Thinking about migration in the Indian context has gone through three phases. Initially, this field was focused on the `brain drain', with India as a source of migrants who make up the vibrant NRI community worldwide. This negative perspective on the `brain drain' changed considerably in the second phase, as NRIs have become an increasingly important facet of India's engagement with the world after the economic reforms began. We now see that the child who leaves at age 21 becomes a pillar of strength,and a key mechanism for India to plug into globalisation, at age 41. Finally, a new twist lies in India's increasing import of high skill migrants from all over the world who are coming to some of the top jobs in Indian firms. India now needs a new focus on attracting the smartest people from the whole world, on making it easy for them to relocate and work in India, and go on to citizenship.
Turning to institutional structures, there are three chapters on the planning commission, which clearly draw upon the experiences of the author as member of the planning commission. They relate nicely to the recent M. Govinda Rao vs. Kirit Parikh debate on the relevance of the planning commission in the market economy, which has been taking place on the pages of Business Standard. There is a good piece on reforms of the Ministry of Finance, one which unfortunately does not seem to have utilised the Kelkar report on reorganisation of MoF (a report which has not been released into the public domain).
A series of excellent chapters at the end come to grips with the problems of Bihar. It is hard to see a robust future for the Republic of India without addressing the fundamental State failure in poverty traps such as Bihar. The chapters reflect the extensive experience, and continued engagement, of the author with the problems of Bihar.
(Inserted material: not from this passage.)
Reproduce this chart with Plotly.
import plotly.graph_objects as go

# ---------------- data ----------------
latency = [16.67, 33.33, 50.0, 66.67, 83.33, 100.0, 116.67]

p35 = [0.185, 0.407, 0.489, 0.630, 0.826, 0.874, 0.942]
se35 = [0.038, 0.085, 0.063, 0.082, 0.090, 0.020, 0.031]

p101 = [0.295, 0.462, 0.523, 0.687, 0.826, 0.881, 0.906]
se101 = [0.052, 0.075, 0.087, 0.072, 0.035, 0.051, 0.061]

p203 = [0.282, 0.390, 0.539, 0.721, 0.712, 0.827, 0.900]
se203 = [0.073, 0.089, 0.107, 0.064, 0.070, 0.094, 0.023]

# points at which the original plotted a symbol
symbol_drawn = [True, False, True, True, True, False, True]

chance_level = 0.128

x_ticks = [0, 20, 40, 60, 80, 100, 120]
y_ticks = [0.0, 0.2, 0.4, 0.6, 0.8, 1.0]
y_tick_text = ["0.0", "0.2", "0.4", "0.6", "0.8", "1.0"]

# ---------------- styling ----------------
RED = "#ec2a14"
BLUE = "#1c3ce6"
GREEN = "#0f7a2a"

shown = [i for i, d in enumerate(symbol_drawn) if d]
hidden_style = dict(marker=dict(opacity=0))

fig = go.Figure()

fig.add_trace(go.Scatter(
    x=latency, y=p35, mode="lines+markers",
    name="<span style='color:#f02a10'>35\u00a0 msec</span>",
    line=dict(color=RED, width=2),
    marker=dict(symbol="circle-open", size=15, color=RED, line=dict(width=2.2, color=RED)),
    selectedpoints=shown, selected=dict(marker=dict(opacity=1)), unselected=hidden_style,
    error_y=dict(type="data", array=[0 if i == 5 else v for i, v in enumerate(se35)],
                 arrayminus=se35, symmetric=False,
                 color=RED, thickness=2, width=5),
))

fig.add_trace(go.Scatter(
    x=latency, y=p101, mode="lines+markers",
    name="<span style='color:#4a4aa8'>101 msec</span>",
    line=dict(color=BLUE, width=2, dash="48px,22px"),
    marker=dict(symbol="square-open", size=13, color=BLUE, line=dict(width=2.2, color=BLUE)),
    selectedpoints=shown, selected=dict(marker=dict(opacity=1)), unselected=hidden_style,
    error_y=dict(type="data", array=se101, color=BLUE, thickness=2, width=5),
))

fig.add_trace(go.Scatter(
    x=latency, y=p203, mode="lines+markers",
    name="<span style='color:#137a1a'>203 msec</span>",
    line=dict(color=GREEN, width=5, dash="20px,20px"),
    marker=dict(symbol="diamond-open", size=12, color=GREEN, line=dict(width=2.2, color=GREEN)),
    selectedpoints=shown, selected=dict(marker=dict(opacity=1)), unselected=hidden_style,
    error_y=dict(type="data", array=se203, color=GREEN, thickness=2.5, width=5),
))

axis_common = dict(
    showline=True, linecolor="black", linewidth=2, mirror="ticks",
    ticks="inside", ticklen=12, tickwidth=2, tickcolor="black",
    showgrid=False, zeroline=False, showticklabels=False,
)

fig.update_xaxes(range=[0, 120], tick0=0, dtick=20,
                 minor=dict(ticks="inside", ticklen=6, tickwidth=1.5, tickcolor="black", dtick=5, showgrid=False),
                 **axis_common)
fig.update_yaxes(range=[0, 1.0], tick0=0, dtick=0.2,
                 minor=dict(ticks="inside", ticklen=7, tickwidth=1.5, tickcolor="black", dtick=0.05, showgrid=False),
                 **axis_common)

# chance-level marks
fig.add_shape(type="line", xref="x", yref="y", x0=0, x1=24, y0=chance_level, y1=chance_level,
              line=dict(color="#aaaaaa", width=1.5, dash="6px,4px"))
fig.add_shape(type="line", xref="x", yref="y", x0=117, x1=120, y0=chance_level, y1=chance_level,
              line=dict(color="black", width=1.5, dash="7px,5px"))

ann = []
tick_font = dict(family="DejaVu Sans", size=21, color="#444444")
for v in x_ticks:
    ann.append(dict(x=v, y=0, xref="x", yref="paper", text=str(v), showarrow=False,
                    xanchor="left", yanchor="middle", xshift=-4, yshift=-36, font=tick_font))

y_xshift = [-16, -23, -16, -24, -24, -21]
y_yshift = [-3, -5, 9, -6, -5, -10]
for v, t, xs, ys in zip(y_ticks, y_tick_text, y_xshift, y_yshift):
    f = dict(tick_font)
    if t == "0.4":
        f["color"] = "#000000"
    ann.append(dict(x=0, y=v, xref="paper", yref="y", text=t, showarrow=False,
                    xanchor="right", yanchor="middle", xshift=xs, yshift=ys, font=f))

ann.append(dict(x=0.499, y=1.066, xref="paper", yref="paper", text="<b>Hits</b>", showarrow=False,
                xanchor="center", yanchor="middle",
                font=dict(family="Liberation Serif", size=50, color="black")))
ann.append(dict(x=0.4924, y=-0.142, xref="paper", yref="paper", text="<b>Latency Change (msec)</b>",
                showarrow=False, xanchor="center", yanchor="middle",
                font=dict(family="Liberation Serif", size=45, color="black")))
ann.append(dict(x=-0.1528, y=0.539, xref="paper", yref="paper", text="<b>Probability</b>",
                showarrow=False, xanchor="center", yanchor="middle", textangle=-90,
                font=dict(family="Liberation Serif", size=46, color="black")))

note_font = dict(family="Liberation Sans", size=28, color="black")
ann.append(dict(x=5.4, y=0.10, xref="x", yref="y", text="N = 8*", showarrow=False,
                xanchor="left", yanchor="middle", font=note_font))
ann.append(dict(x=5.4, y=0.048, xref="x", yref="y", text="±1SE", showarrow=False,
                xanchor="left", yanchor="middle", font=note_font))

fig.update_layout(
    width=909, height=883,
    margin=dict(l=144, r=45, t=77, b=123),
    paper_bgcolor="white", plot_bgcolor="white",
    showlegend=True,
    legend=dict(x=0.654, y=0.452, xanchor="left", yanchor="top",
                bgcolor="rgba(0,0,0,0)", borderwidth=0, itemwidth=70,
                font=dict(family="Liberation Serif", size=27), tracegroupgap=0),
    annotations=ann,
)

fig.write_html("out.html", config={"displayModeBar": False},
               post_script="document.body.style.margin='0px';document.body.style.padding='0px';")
They serve a valuable role by virtue of both helping to put Bihar on the agenda of the intelligensia, and of shedding light on the unique problems of Bihar. There are also useful pieces on other states - in particular a devastatingly accurate essay titled "The economically illiterate populism of manifestos" about Maharashtra.
The language is readable, and occasionally rises above the ordinary. As an example, the article `When sacred cows block the intersection' has this text about PSUs in the field of infrastructure: These public companies are the sacred cows in the middle of a busy intersection. They cannot be hurried or bothered but at the same time, they are risky customers, unreliable carriers and threatening competitors that clog the flow
N K Singh is a past master at the art of navigating complex political and bureacratic avenues through which fundamental economic reform gets done. The reader anticipates a flavour of that gritty detail of how things actually get done in reading the book. Unfortunately, the author has kept too many of his cards close to his chest. Too often, the book is at the level of lofty ideas and does not descend into the real world aspects of rival constituencies, fractious coalition politics and internecine bureacratic warfare. This book is worth reading, but we will all await the memoirs with great interest!